Q: Do I need a business license to send invoices as a freelancer?

A: No federal business license is required. You can invoice as a sole proprietor using your legal name and Social Security Number. However, many cities and counties require a local business license or "business tax certificate." Check your city's website—it's usually $50–150/year and takes 15 minutes to get. An LLC is optional but recommended for liability protection once you're earning consistently.

Q: Should I include my Social Security Number on my invoice?

A: Never put your SSN on an invoice. Your SSN belongs on the W-9 form, which you send separately and securely. If you don't have an EIN yet, apply for one at irs.gov—it's free and instant. Use your EIN on invoices if the client requests a tax ID.

Q: Can I invoice in a currency other than USD for US clients?
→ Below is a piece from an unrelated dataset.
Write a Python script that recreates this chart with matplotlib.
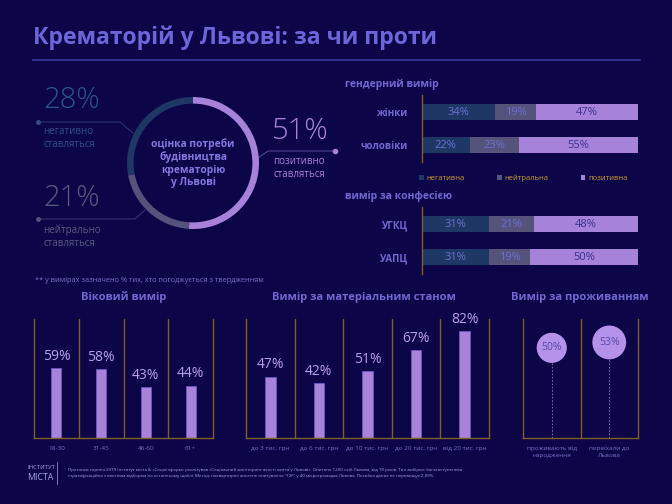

A: You can, but you shouldn't for US clients. Invoice in USD to avoid exchange rate confusion and delays. For international clients, invoice in their currency if they request it, but note the USD equivalent and specify which exchange rate you're using. Your 1099 reporting will always be in USD regardless.

Q: What do I do if a client says they never received my invoice?

A: This is the #2 excuse for late payment. Use an invoicing tool that tracks opens—you'll know exactly when they viewed it. If they genuinely didn't receive it, resend immediately and confirm receipt by email. Going forward, always send invoices to both the project contact and the AP department (ask for the AP email upfront).

Q: How long should I keep copies of my invoices?

A: The IRS requires you to keep tax-related records for at least 3 years from the date you filed your return. Most CPAs recommend 7 years to be safe. Digital copies are perfectly acceptable—you don't need paper. Use cloud storage or your invoicing tool's built-in archive.

The Bottom Line

A great freelance invoice isn't creative. It's clear, complete, and frictionless. Every missing detail—a vague line item, a missing due date, no pay link—adds days to your payment timeline. With 73.3 million Americans now freelancing (Upwork 2025), the competition for clients' attention and AP budgets is real. The freelancers who get paid fastest aren't necessarily the best at their craft. They're the ones who make it dead simple for clients to pay them.

Build your invoice template once, use it every time, and you'll spend less time chasing payments and more time doing the work that matters.